The image below demonstrates this process. We consider a permanent table with 10 Tb of data with the default 1 day Time Travel enabled and 7-day Fail Safe. A 10 day interval is shown, including the storage amounts that would be charged each day.
On Day 1, an operation is performed that updates every record in the table, which effectively causes every micro-partition to be re-created. All 10 Tb of the old micro-partitions enter into "Time Travel" storage, where users can still access the data for the next 24 hours.
On the next day, the 10 Tb of data has exited Time Travel and is now in Fail Safe storage for the next 7 days.

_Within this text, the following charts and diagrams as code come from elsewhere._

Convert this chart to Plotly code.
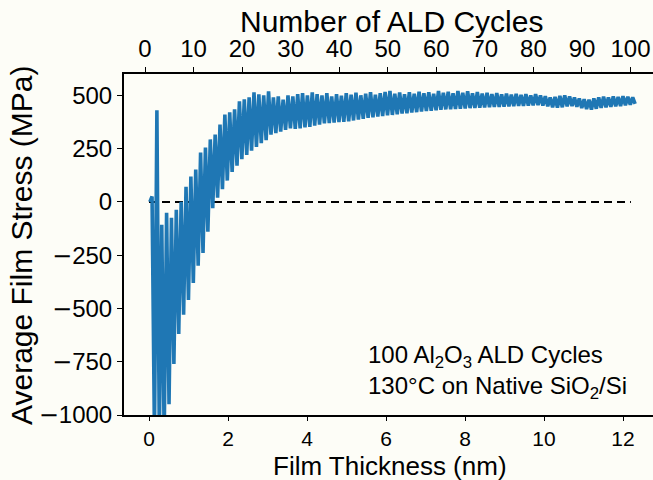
import plotly.graph_objects as go

# ---- data ----
cycles = list(range(1, 101))
peak_stress = [25, 430, -108, -51, -75, -37, 0, 71, 119, 152,
               231, 255, 293, 316, 363, 410, 420, 434, 472, 481,
               490, 514, 505, 500, 519, 490, 495, 480, 500, 495,
               505, 510, 500, 514, 505, 500, 510, 495, 505, 498,
               510, 503, 512, 500, 508, 515, 503, 510, 516, 520,
               507, 513, 505, 515, 508, 517, 510, 514, 507, 520,
               512, 517, 509, 520, 512, 519, 510, 515, 508, 512,
               506, 510, 505, 508, 503, 507, 502, 506, 500, 505,
               500, 496, 490, 492, 497, 500, 495, 490, 485, 482,
               480, 486, 490, 494, 490, 495, 492, 496, 493, 490]
trough_stress = [-1100, -1100, -1100, -950, -760, -620, -530, -460, -380, -300,
                 -240, -140, -30, 20, 60, 100, 140, 170, 200, 220,
                 240, 258, 275, 290, 315, 322, 330, 338, 345, 342,
                 345, 350, 352, 358, 362, 368, 370, 372, 374, 376,
                 378, 382, 386, 390, 394, 397, 400, 403, 406, 408,
                 411, 414, 416, 419, 421, 424, 426, 428, 430, 432,
                 434, 435, 436, 437, 438, 440, 441, 442, 443, 444,
                 445, 446, 447, 448, 449, 450, 451, 452, 453, 454,
                 452, 448, 444, 442, 444, 448, 450, 446, 440, 435,
                 433, 437, 441, 444, 446, 448, 450, 453, 456, 460]
zero_line_thickness = [0.0, 12.2]
zero_line_stress = [0, 0]

thickness_ticks = [0, 2, 4, 6, 8, 10, 12]
cycle_ticks = [0, 10, 20, 30, 40, 50, 60, 70, 80, 90, 100]
stress_ticks = [-1000, -750, -500, -250, 0, 250, 500]

# build the sawtooth (peak then trough within each cycle)
xs = [1.0]
ys = [0]
for c, p, t in zip(cycles, peak_stress, trough_stress):
    xs += [c + 0.45, c + 0.95]
    ys += [p, t]

MINUS = "<span style='font-family:DejaVu Sans'>\u2212</span>"
stress_ticktext = [(MINUS + str(-v)) if v < 0 else str(v) for v in stress_ticks]

W, H = 653, 480
L, R, T, B = 124, 653, 74, 415
BG = "#fdfdf7"
FONT = "Liberation Sans, Arial, sans-serif"

def px(x):
    return (x - L) / (R - L)

def py(y):
    return (B - y) / (B - T)

fig = go.Figure()
fig.add_trace(go.Scatter(x=xs, y=ys, xaxis="x2", yaxis="y", mode="lines",
                         line=dict(color="#1f77b4", width=3.6), showlegend=False,
                         hoverinfo="skip"))
fig.add_trace(go.Scatter(x=zero_line_thickness, y=zero_line_stress, xaxis="x", yaxis="y",
                         mode="lines", line=dict(color="black", width=2, dash="8px,5px"),
                         showlegend=False, hoverinfo="skip"))

axis_common = dict(showline=True, linecolor="black", linewidth=2, ticks="outside",
                   tickwidth=1.2, tickcolor="black", showgrid=False, zeroline=False)

fig.update_layout(
    width=W, height=H,
    margin=dict(l=L, r=W - R, t=T, b=H - B, pad=0),
    paper_bgcolor=BG, plot_bgcolor=BG,
    xaxis=dict(range=[-0.633, 12.759], tickvals=thickness_ticks, side="bottom",
               anchor="y", ticklen=4, tickfont=dict(family=FONT, size=21, color="black"),
               **axis_common),
    xaxis2=dict(range=[-4.325, 104.63], tickvals=cycle_ticks, side="top",
                overlaying="x", anchor="y", ticklen=5,
                tickfont=dict(family=FONT, size=24, color="black"), **axis_common),
    yaxis=dict(range=[-1000, 600], tickvals=stress_ticks, ticktext=stress_ticktext,
               anchor="x", ticklen=5, tickfont=dict(family=FONT, size=24, color="black"),
               **axis_common),
    annotations=[
        dict(text="Film Thickness (nm)", xref="paper", yref="paper",
             x=px(390), y=py(465.5), xanchor="center", yanchor="middle", showarrow=False,
             font=dict(family=FONT, size=26, color="black")),
        dict(text="Number of ALD Cycles", xref="paper", yref="paper",
             x=px(391), y=py(22), xanchor="center", yanchor="middle", showarrow=False,
             font=dict(family=FONT, size=30, color="black")),
        dict(text="Average Film Stress (MPa)", xref="paper", yref="paper",
             x=px(21), y=py(245), xanchor="center", yanchor="middle", showarrow=False,
             textangle=-90, font=dict(family=FONT, size=30, color="black")),
        dict(text="100 Al<sub>2</sub>O<sub>3</sub> ALD Cycles<br>130°C on Native SiO<sub>2</sub>/Si",
             xref="paper", yref="paper", x=px(366), y=py(372), xanchor="left",
             yanchor="middle", align="left", showarrow=False,
             font=dict(family=FONT, size=24, color="black")),
    ],
)

fig.write_html("out.html")
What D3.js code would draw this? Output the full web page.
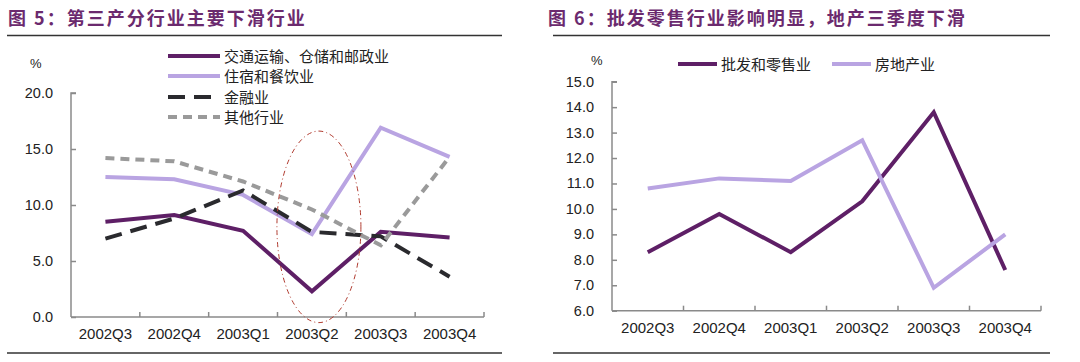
<!DOCTYPE html>
<html>
<head>
<meta charset="utf-8">
<script src="https://cdn.jsdelivr.net/npm/d3@7"></script>
<style>
  body { margin: 0; background: #fff; }
  svg { display: block; font-family: "Liberation Sans", Arial, sans-serif; }
  .title { font-family: "Noto Sans CJK SC", sans-serif; font-weight: bold; font-size: 18px; fill: #6b2a6e; letter-spacing: 2px; }
  .cjk { font-family: "Noto Sans CJK SC", sans-serif; }
</style>
</head>
<body>
<svg id="chart" width="1080" height="362"></svg>
<script>
// quarters shared by both charts
const quarters = ["2002Q3", "2002Q4", "2003Q1", "2003Q2", "2003Q3", "2003Q4"];

// chart 5
const transport = [8.5, 9.1, 7.7, 2.3, 7.6, 7.1];
const hotel = [12.5, 12.3, 10.9, 7.4, 16.9, 14.3];
const finance = [7.0, 8.8, 11.3, 7.6, 7.2, 3.6];
const others = [14.2, 13.9, 12.1, 9.6, 6.4, 14.3];
const ticks5 = [0, 5, 10, 15, 20];

// chart 6
const retail = [8.3, 9.8, 8.3, 10.3, 13.8, 7.6];
const realEstate = [10.8, 11.2, 11.1, 12.7, 6.9, 9.0];
const ticks6 = [6, 7, 8, 9, 10, 11, 12, 13, 14, 15];

const DARK = "#5e1f66", LIGHT = "#b9a4e2", BLACK = "#2a2a2e", GREY = "#9a9a9a";

const svg = d3.select("#chart");

function drawPanel(opt) {
  const g = svg.append("g");

  // title and rules
  g.append("text").attr("class", "title")
    .attr("x", opt.titleX).attr("y", 25).text(opt.title);
  g.append("line").attr("x1", opt.ruleX[0]).attr("x2", opt.ruleX[1])
    .attr("y1", 35.5).attr("y2", 35.5).attr("stroke", "#333").attr("stroke-width", 1.3);
  g.append("line").attr("x1", opt.ruleX[0]).attr("x2", opt.ruleX[1])
    .attr("y1", 353).attr("y2", 353).attr("stroke", "#333").attr("stroke-width", 1.3);

  const xBand = d3.scaleBand().domain(quarters).range(opt.xRange);
  const x = d3.scalePoint().domain(quarters).range(opt.xRange).padding(0.5);
  const y = d3.scaleLinear().domain(opt.yDomain).range(opt.yRange);

  // y axis, inward ticks
  const yAxis = g.append("g")
    .attr("transform", `translate(${opt.xRange[0]},0)`)
    .call(d3.axisRight(y).tickValues(opt.yTicks).tickSize(5).tickFormat(""));
  yAxis.select(".domain").attr("d", `M5,${opt.yRange[1]}H0V${opt.yRange[0]}`);
  yAxis.selectAll("line, path").attr("stroke", "#8a8a8a").attr("stroke-width", 1.5);

  g.selectAll(".ylab").data(opt.yTicks).join("text")
    .attr("x", opt.xRange[0] - 18).attr("y", d => y(d) + 5)
    .attr("text-anchor", "end").attr("font-size", 14.5).attr("fill", "#222")
    .text(d => d3.format(".1f")(d));

  g.append("text").attr("x", opt.pctX).attr("y", opt.pctY)
    .attr("font-size", 13).attr("fill", "#222").text("%");

  // x axis with ticks at band edges
  const edges = quarters.map(q => xBand(q)).concat([opt.xRange[1]]);
  const y0 = opt.yRange[0];
  g.append("line").attr("x1", opt.xRange[0]).attr("x2", opt.xRange[1])
    .attr("y1", y0).attr("y2", y0).attr("stroke", "#8a8a8a").attr("stroke-width", 1.5);
  g.selectAll(".xt").data(edges.slice(1)).join("line")
    .attr("x1", d => d).attr("x2", d => d).attr("y1", y0).attr("y2", y0 - 5)
    .attr("stroke", "#8a8a8a").attr("stroke-width", 1.5);
  g.selectAll(".xlab").data(quarters).join("text")
    .attr("x", d => x(d)).attr("y", y0 + 22)
    .attr("text-anchor", "middle").attr("font-size", 15).attr("fill", "#222")
    .text(d => d);

  const line = d3.line().x((d, i) => x(quarters[i])).y(d => y(d));

  opt.series.forEach(s => {
    g.append("path").datum(s.values)
      .attr("d", line).attr("fill", "none")
      .attr("stroke", s.color).attr("stroke-width", 4)
      .attr("stroke-dasharray", s.dash || null)
      .attr("stroke-linejoin", "miter");
  });

  if (opt.extra) opt.extra(g, x, y);

  // legend
  opt.series.forEach((s, i) => {
    const lx = opt.legend[i][0], ly = opt.legend[i][1];
    g.append("line").attr("x1", lx).attr("x2", lx + opt.legendLen)
      .attr("y1", ly).attr("y2", ly)
      .attr("stroke", s.color).attr("stroke-width", 4)
      .attr("stroke-dasharray", s.dash || null);
    g.append("text").attr("class", "cjk")
      .attr("x", lx + opt.legendLen + 4).attr("y", ly + 5.5)
      .attr("font-size", 15).attr("fill", "#222").text(s.name);
  });
}

drawPanel({
  title: "图 5：第三产分行业主要下滑行业",
  titleX: 8, ruleX: [7, 502],
  xRange: [71, 484], yRange: [317, 93], yDomain: [0, 20], yTicks: ticks5,
  pctX: 30, pctY: 68,
  legendLen: 52,
  legend: [[168, 56], [168, 76], [168, 97], [168, 117]],
  series: [
    { name: "交通运输、仓储和邮政业", values: transport, color: DARK },
    { name: "住宿和餐饮业", values: hotel, color: LIGHT },
    { name: "金融业", values: finance, color: BLACK, dash: "17 9" },
    { name: "其他行业", values: others, color: GREY, dash: "9 6" }
  ],
  extra: (g, x, y) => {
    // highlight ellipse around 2003Q2
    g.append("ellipse")
      .attr("cx", x("2003Q2") + 7).attr("cy", (y(16.6) + y(-0.5)) / 2)
      .attr("rx", 42).attr("ry", (y(-0.5) - y(16.6)) / 2)
      .attr("fill", "none").attr("stroke", "#b03a2e").attr("stroke-width", 1)
      .attr("stroke-dasharray", "5 3 1 3");
  }
});

drawPanel({
  title: "图 6：批发零售行业影响明显，地产三季度下滑",
  titleX: 548, ruleX: [553, 1050],
  xRange: [612, 1041], yRange: [310.7, 81.7], yDomain: [6, 15], yTicks: ticks6,
  pctX: 591, pctY: 65,
  legendLen: 39,
  legend: [[678, 64], [832, 64]],
  series: [
    { name: "批发和零售业", values: retail, color: DARK },
    { name: "房地产业", values: realEstate, color: LIGHT }
  ]
});
</script>
</body>
</html>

The key takeaway here is that despite the fact that the amount of data being stored in the table is not changing, the average daily storage consumption over the 10-day period has increased to 18 Tb.
SQL example
If you're interested in validating this behaviour yourself, you can leverage the SQL below:
-- Create a permanent table
CREATE TABLE db.public.orders AS
SELECT *
FROM snowflake_sample_data.tpch_sf1.orders
;
CREATE OR REPLACE TEMPORARY TABLE db.public.stg AS (
SELECT
o_orderkey
, o_totalprice
FROM db.public.orders SAMPLE BLOCK (1) -- ensure all micro-partitions invloved
)
;
-- We run this code 15 times to update a sufficient number of micro-partitions
UPDATE db.public.orders prod
SET prod.o_totalprice = stg.o_totalprice * uniform(0::float, 1::float, random()) -- [0, 1] uniform function
FROM db.public.stg
WHERE stg.o_orderkey = prod.o_orderkey
;
-- You can use this query over the next few days to check the storage values shown
-- in the screenshots below
SELECT
table_catalog || '.' || table_schema || '.' || table_name AS fully_qualified_table_name,
active_bytes,
time_travel_bytes,
failsafe_bytes,
retained_for_clone_bytes
FROM snowflake.account_usage.table_storage_metrics
WHERE fully_qualified_table_name = 'DB.PUBLIC.ORDERS'
Day 0: all modified table versions are moved to Time Travel, active table size remains the same
Day 1-8 Time Travel is over and the data is moved to Fail Safe
Summary & Implications
The underlying micro-partitions in each Snowflake table can be considered "active", "time-travelling" or in "fail safe". Write operations on the table trigger a "new table version" to be created under the hood, which causes the old micro-partitions associated with the previous table version to move through the time travel and fail-safe periods.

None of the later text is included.